__OBJECTIVE__.
Each line from the top of the listing through the one holding "cooling_load = [15.06, 14.48, 14.51, 14.64, 14.59, 14.59, 14.50]" should be restated word for word, with nothing added and no pictures.

---

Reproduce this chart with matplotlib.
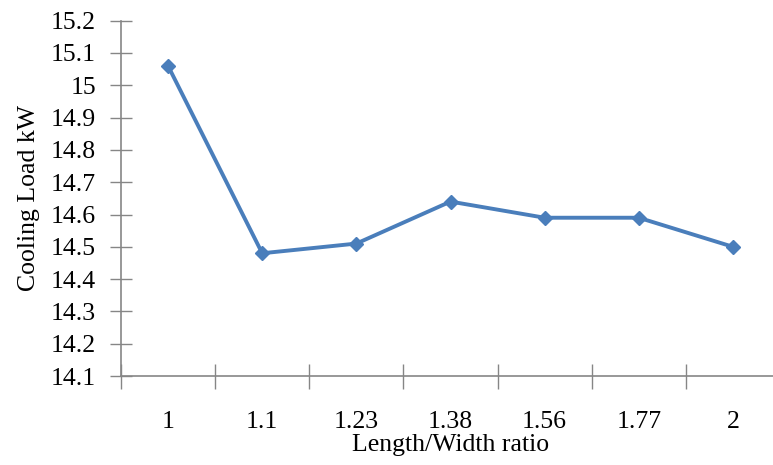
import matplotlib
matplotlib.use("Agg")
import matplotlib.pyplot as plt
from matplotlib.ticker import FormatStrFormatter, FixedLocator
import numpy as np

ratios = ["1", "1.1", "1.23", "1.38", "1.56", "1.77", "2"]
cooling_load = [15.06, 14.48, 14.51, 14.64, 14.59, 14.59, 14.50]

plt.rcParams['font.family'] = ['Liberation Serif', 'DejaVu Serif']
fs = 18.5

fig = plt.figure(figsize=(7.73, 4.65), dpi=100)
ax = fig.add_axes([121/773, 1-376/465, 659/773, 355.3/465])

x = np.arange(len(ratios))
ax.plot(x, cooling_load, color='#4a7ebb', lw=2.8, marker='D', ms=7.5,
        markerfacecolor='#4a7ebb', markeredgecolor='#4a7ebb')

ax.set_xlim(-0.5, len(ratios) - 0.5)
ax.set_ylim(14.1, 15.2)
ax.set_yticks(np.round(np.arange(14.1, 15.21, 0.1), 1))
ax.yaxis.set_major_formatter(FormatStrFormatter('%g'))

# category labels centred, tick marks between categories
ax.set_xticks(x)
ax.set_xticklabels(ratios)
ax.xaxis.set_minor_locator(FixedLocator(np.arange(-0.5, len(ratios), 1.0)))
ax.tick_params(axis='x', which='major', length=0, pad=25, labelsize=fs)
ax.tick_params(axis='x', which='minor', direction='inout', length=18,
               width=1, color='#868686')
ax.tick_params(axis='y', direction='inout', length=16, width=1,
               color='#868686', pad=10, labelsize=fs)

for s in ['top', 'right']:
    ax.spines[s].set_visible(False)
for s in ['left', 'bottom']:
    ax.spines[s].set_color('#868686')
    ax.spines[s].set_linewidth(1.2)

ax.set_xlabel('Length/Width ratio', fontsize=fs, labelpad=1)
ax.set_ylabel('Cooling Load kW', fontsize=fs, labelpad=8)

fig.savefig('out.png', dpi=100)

---

__SOLUTION FOR THIS PROBLEM__.
Reproduce this chart with matplotlib.
import matplotlib
matplotlib.use("Agg")
import matplotlib.pyplot as plt
from matplotlib.ticker import FormatStrFormatter, FixedLocator
import numpy as np

ratios = ["1", "1.1", "1.23", "1.38", "1.56", "1.77", "2"]
cooling_load = [15.06, 14.48, 14.51, 14.64, 14.59, 14.59, 14.50]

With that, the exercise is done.